What it hasn’t lost, in the nearly three weeks since the counteroffensive began along three major axes in Zaporizhzhia and Donetsk Oblasts in southern Ukraine, is even a single M-55S tank that anyone can confirm.
Which might imply that the 47th Brigade’s tank battalion has been extraordinarily lucky. Much more likely, the brigade chose to hold the battalion in reserve.
The 47th Brigade is a special unit. It began last year as an all-volunteer battalion in Kharkiv in northeastern Ukraine, then quadrupled in size to become a brigade. Equipped mostly with American and European weapons and trained to NATO standards, it’s one of the most Western of Ukraine’s brigades.
The 47th Brigade’s infantry ride in M-2s and Panthera armored trucks. Combined-arms doctrine says the four-person, 36-ton M-55Ss—old ex-Soviet T-55s with reasonably modern Israeli fire-controls and an accurate, British-made 105-millimeter gun—should lead the most dangerous assaults and support the infantry when they get into trouble.
That’s not what happened when the 47th Brigade rolled into action just south of Mala Tomachka on June 8. The ex-Slovenian M-55Ss were nowhere to be seen as the 47th’s M-2s and Leopard 2Rs instead teamed up with an adjacent brigade, the 33rd Mechanized, and joined that unit’s Leopard 2A6 tanks in a direct assault across a dense Russian minefeld.
It’s not hard to see why the 47th’s leaders may have preferred to combine their M-2s with the 33rd’s Leopard 2s. The 69-ton Leopard 2A6 with its cutting-edge optics and 120-millimeter gun is one of the best tanks in the world.
What the 33rd-47th battlegroup was attempting to do on June 8—a breach of layered defenses—was hard. The brigades went all in with their best equipment.
And failed. The assault faltered when Russian helicopters and artillery—not to mention all those mines—knocked out a Leopard 2A6, three Leopard 2Rs and more than a dozen M-2s. A rescue force riding in additional M-2s saved many of the crews, but there were fatalities. And the hardware losses stung. The U.S. government promptly pledged replacement M-2s, but they could take a while to arrive.
The M-55Ss with their thinner armor surely would have fared even worse than the M-2s and Leopards did. The latter for the most part protected their crews and passengers as the mines, shells and missiles exploded. The old Slovenian tanks might not have done the same.
On the other hand, the Mala Tomachka assault arguably was a waste of the Leopard 2A6’s best asset—its accurate, far-firing, 55-caliber gun. The Ukrainian army surely would’ve preferred to lose all 28 of its M-55Ss before it lost even one of its 21 Leopard 2A6s. Instead, nearly three weeks into the counteroffensive, it’s written off up to four of the modern Leopard 2A6s while the aged M-55Ss apparently continue to sit out the fighting.

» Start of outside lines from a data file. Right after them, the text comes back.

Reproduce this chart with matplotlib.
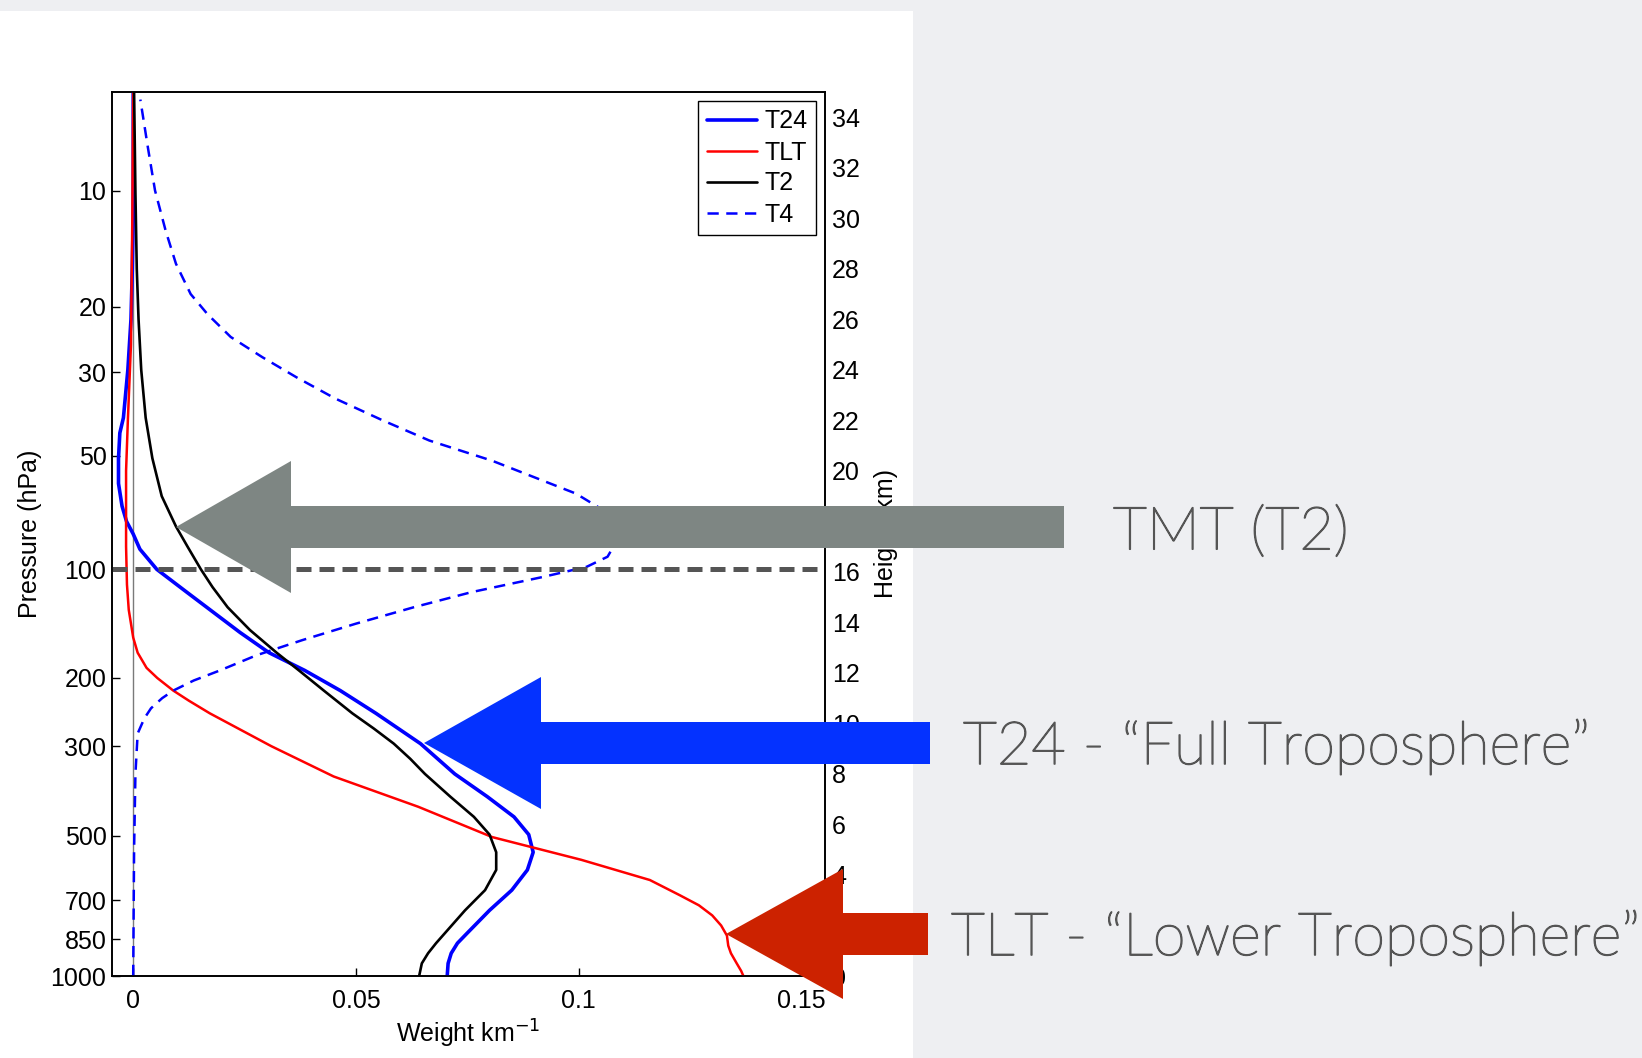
import numpy as np
import matplotlib
matplotlib.use('Agg')
import matplotlib.pyplot as plt
import matplotlib.patheffects as pe
from matplotlib.patches import Polygon, Rectangle

# ------------------------------------------------------------
# DATA  (weighting functions vs height)
# ------------------------------------------------------------
h_t24 = [0, 0.5, 0.9, 1.3, 1.7, 2.6, 3.4, 4.2, 4.9, 5.6, 6.3, 7.1, 8.0, 9.2, 10.4,
         11.3, 12.1, 12.8, 13.6, 14.4, 15.2, 16.1, 16.9, 17.5, 18.0, 18.6, 19.5,
         20.5, 21.5, 22.1, 24.0, 26.0, 28.0, 30.0, 35.0]
w_t24 = [0.0705, 0.0707, 0.0714, 0.0728, 0.0750, 0.0800, 0.0850, 0.0885, 0.0898,
         0.0888, 0.0855, 0.0795, 0.0722, 0.0645, 0.0545, 0.0465, 0.0385, 0.0305,
         0.0240, 0.0180, 0.0120, 0.0053, 0.0015, 0.0000, -0.0015, -0.0025,
         -0.0033, -0.0033, -0.0030, -0.0022, -0.0012, -0.0005, -0.0002, 0.0, 0.0]

h_tlt = [0, 0.2, 0.5, 0.9, 1.2, 1.6, 2.0, 2.4, 2.8, 3.2, 3.8, 4.6, 5.5, 6.7, 7.9,
         9.1, 10.4, 10.9, 11.3, 11.8, 12.2, 12.8, 13.4, 14.5, 15.5, 17.0, 20.0,
         22.0, 25.0, 30.0, 35.0]
w_tlt = [0.1370, 0.1365, 0.1355, 0.1342, 0.1336, 0.1333, 0.1320, 0.1300, 0.1270,
         0.1227, 0.1160, 0.1006, 0.0806, 0.0640, 0.0450, 0.0310, 0.0172, 0.0125,
         0.0090, 0.0054, 0.0030, 0.0010, 0.0000, -0.0010, -0.0014, -0.0016,
         -0.0016, -0.0012, -0.0005, -0.0002, 0.0]

h_t2 = [0, 0.5, 0.9, 1.3, 1.7, 2.6, 3.4, 4.2, 4.9, 5.6, 6.3, 7.1, 8.0, 8.6, 9.2,
        9.8, 10.4, 11.3, 12.1, 12.8, 13.7, 14.6, 15.4, 16.1, 17.0, 17.8, 19.0,
        20.5, 22.1, 24.0, 26.0, 28.0, 31.0, 35.0]
w_t2 = [0.0642, 0.0648, 0.0662, 0.0680, 0.0700, 0.0745, 0.0790, 0.0815, 0.0815,
        0.0800, 0.0765, 0.0712, 0.0655, 0.0622, 0.0585, 0.0540, 0.0492, 0.0428,
        0.0372, 0.0322, 0.0262, 0.0212, 0.0178, 0.0152, 0.0122, 0.0096, 0.0064,
        0.0043, 0.0028, 0.0018, 0.0012, 0.0008, 0.0005, 0.0002]

h_t4 = [0, 5.0, 8.0, 9.6, 10.2, 10.6, 11.0, 11.3, 11.7, 12.1, 12.7, 13.3, 13.95,
        14.6, 15.2, 15.8, 16.2, 16.6, 17.3, 17.9, 18.5, 19.1, 19.75, 20.4, 21.2,
        22.0, 22.86, 23.7, 24.5, 25.3, 26.2, 27.0, 28.2, 29.5, 31.1, 32.8, 34.7]
w_t4 = [0.0, 0.0002, 0.0005, 0.0010, 0.0025, 0.0040, 0.0065, 0.0090, 0.0136,
        0.0195, 0.0277, 0.0380, 0.0500, 0.0630, 0.0760, 0.0920, 0.1018, 0.1065,
        0.1088, 0.1084, 0.1050, 0.0994, 0.0900, 0.0806, 0.0665, 0.0560, 0.0454,
        0.0367, 0.0290, 0.0219, 0.0167, 0.0129, 0.0096, 0.0073, 0.0049, 0.0033,
        0.0016]

# pressure labels placed at their standard-atmosphere heights
p_labels = ['10', '20', '30', '50', '100', '200', '300', '500', '700', '850', '1000']
p_heights = [31.1, 26.5, 23.9, 20.6, 16.1, 11.8, 9.1, 5.55, 3.0, 1.45, 0.0]
km_ticks = list(range(0, 36, 2))
x_ticks = [0, 0.05, 0.1, 0.15]
x_ticklabels = ['0', '0.05', '0.1', '0.15']
tropopause_h = 16.1

# ------------------------------------------------------------
# FIGURE
# ------------------------------------------------------------
W, H = 1642, 1058
BG = '#eeeff2'
fig = plt.figure(figsize=(W / 100, H / 100), dpi=100, facecolor=BG)
fig.add_artist(Rectangle((0, 0), 913 / W, (H - 10.5) / H, transform=fig.transFigure,
                         facecolor='white', edgecolor='none', zorder=-5))

FS = 18
plt.rcParams['font.family'] = ['Liberation Sans', 'DejaVu Sans']

left, right, top, bottom = 112, 825, 92, 976
ax = fig.add_axes([left / W, (H - bottom) / H, (right - left) / W, (bottom - top) / H])
ax.set_facecolor('white')

lkw = dict(solid_joinstyle='round', solid_capstyle='round', zorder=3)
ax.axvline(0, color='#7a7a7a', lw=1.0, zorder=1)
ax.plot(w_t24, h_t24, color='#0000ff', lw=2.6, label='T24', **lkw)
ax.plot(w_tlt, h_tlt, color='#ff0000', lw=1.8, label='TLT', **lkw)
ax.plot(w_t2, h_t2, color='black', lw=1.9, label='T2', **lkw)
ax.plot(w_t4, h_t4, color='#0000ff', lw=1.8, ls=(0, (4.5, 3)), label='T4', zorder=3)
ax.axhline(tropopause_h, color='#555555', lw=3.6, ls=(0, (3, 1.6)), zorder=4)

ax.set_xlim(-0.00476, 0.15532)
ax.set_ylim(0, 35)
ax.set_xticks(x_ticks)
ax.set_xticklabels(x_ticklabels)
ax.set_yticks(p_heights)
ax.set_yticklabels(p_labels)
ax.tick_params(direction='in', length=6, labelsize=FS, width=1)
ax.tick_params(axis='x', pad=9)
ax.tick_params(axis='y', pad=4, right=True)
for s in ax.spines.values():
    s.set_linewidth(1.2)
ax.set_xlabel('Weight km$^{-1}$', fontsize=FS, labelpad=4)
ax.set_ylabel('Pressure (hPa)', fontsize=FS, labelpad=6)

leg = ax.legend(loc='upper right', fontsize=FS, frameon=True, fancybox=False,
                edgecolor='black', framealpha=1, borderpad=0.35, labelspacing=0.28,
                handlelength=2.0, handletextpad=0.3, borderaxespad=0.35)
leg.get_frame().set_linewidth(1.0)

ax2 = ax.twinx()
ax2.set_ylim(0, 35)
ax2.set_yticks(km_ticks)
ax2.tick_params(direction='in', length=0, labelsize=FS, pad=5, width=1)
ax2.set_ylabel('Height (km)', fontsize=FS, labelpad=10)
for s in ax2.spines.values():
    s.set_linewidth(1.2)

# ------------------------------------------------------------
# SLIDE ANNOTATIONS (pixel overlay)
# ------------------------------------------------------------
ov = fig.add_axes([0, 0, 1, 1], zorder=10)
ov.set_xlim(0, W)
ov.set_ylim(H, 0)
ov.axis('off')
ov.patch.set_alpha(0)


def block_arrow(tip_x, tip_y, base_x, head_half, tail_x, tail_half, color):
    pts = [(tip_x, tip_y), (base_x, tip_y - head_half), (base_x, tip_y - tail_half),
           (tail_x, tip_y - tail_half), (tail_x, tip_y + tail_half),
           (base_x, tip_y + tail_half), (base_x, tip_y + head_half)]
    ov.add_patch(Polygon(pts, closed=True, facecolor=color, edgecolor='none'))


block_arrow(176, 527, 291, 66, 1064, 21, '#7e8683')
block_arrow(424, 743, 541, 66, 930, 21, '#0432ff')
block_arrow(726, 934, 843, 65, 928, 21, '#cc2200')

txt_color = '#555555'
tkw = dict(color=txt_color, fontsize=42.8, va='center', ha='left',
           family=['Lato', 'DejaVu Sans'], fontweight='light',
           path_effects=[pe.withStroke(linewidth=1.1, foreground=txt_color)])
ov.text(1113, 533, 'TMT (T2)', **tkw)
ov.text(963, 747, 'T24 - \u201cFull Troposphere\u201d', **tkw)
ov.text(951, 938, 'TLT - \u201cLower Troposphere\u201d', **tkw)

fig.savefig('out.png', dpi=100, facecolor=BG)
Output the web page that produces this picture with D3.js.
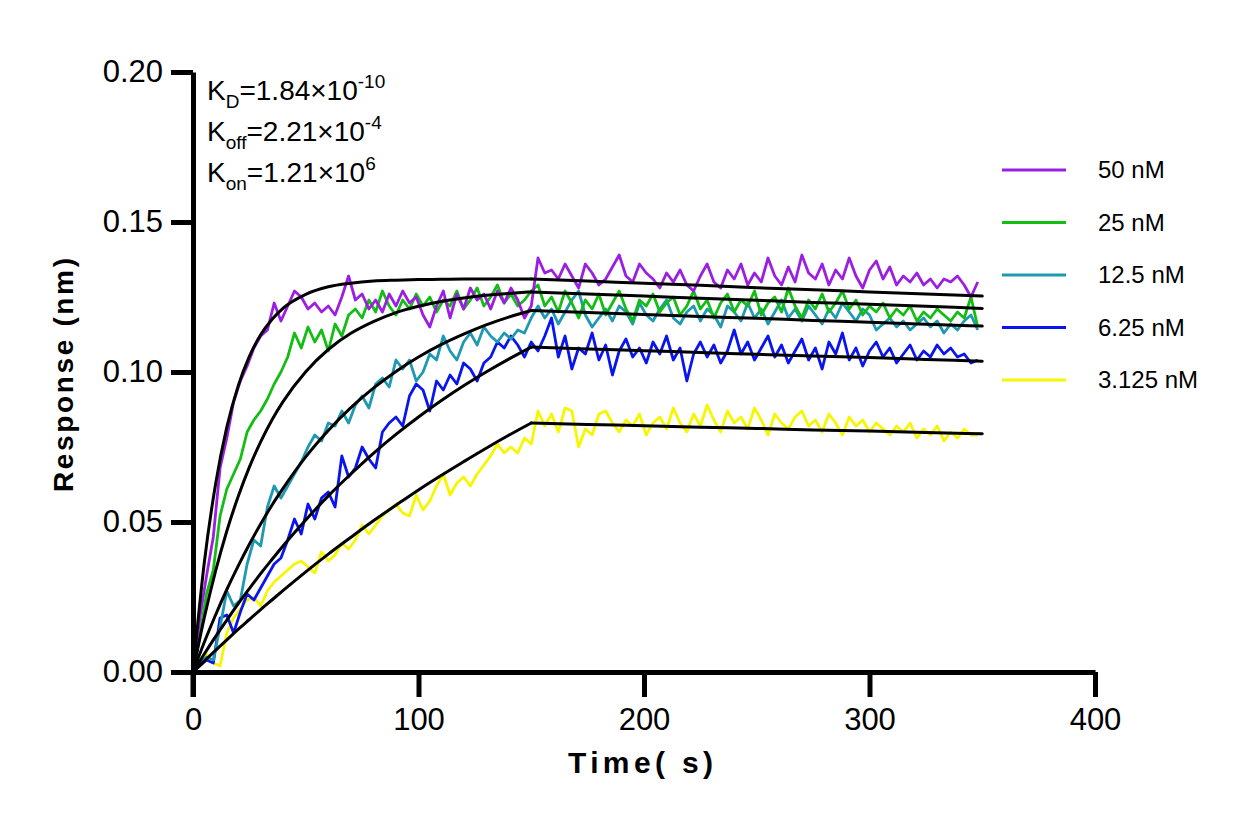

It remains to be seen whether and when the 47th Brigade might finally commit its tank battalion. It’s no secret Kyiv is holding in reserve the bulk of its counteroffensive forces—waiting and hoping, apparently, for one of the lead brigades to open a major gap in Russian lines through which the reserve forces might roll.
Maybe the M-55Ss finally will appear when the rest of the counteroffensive corps also appears.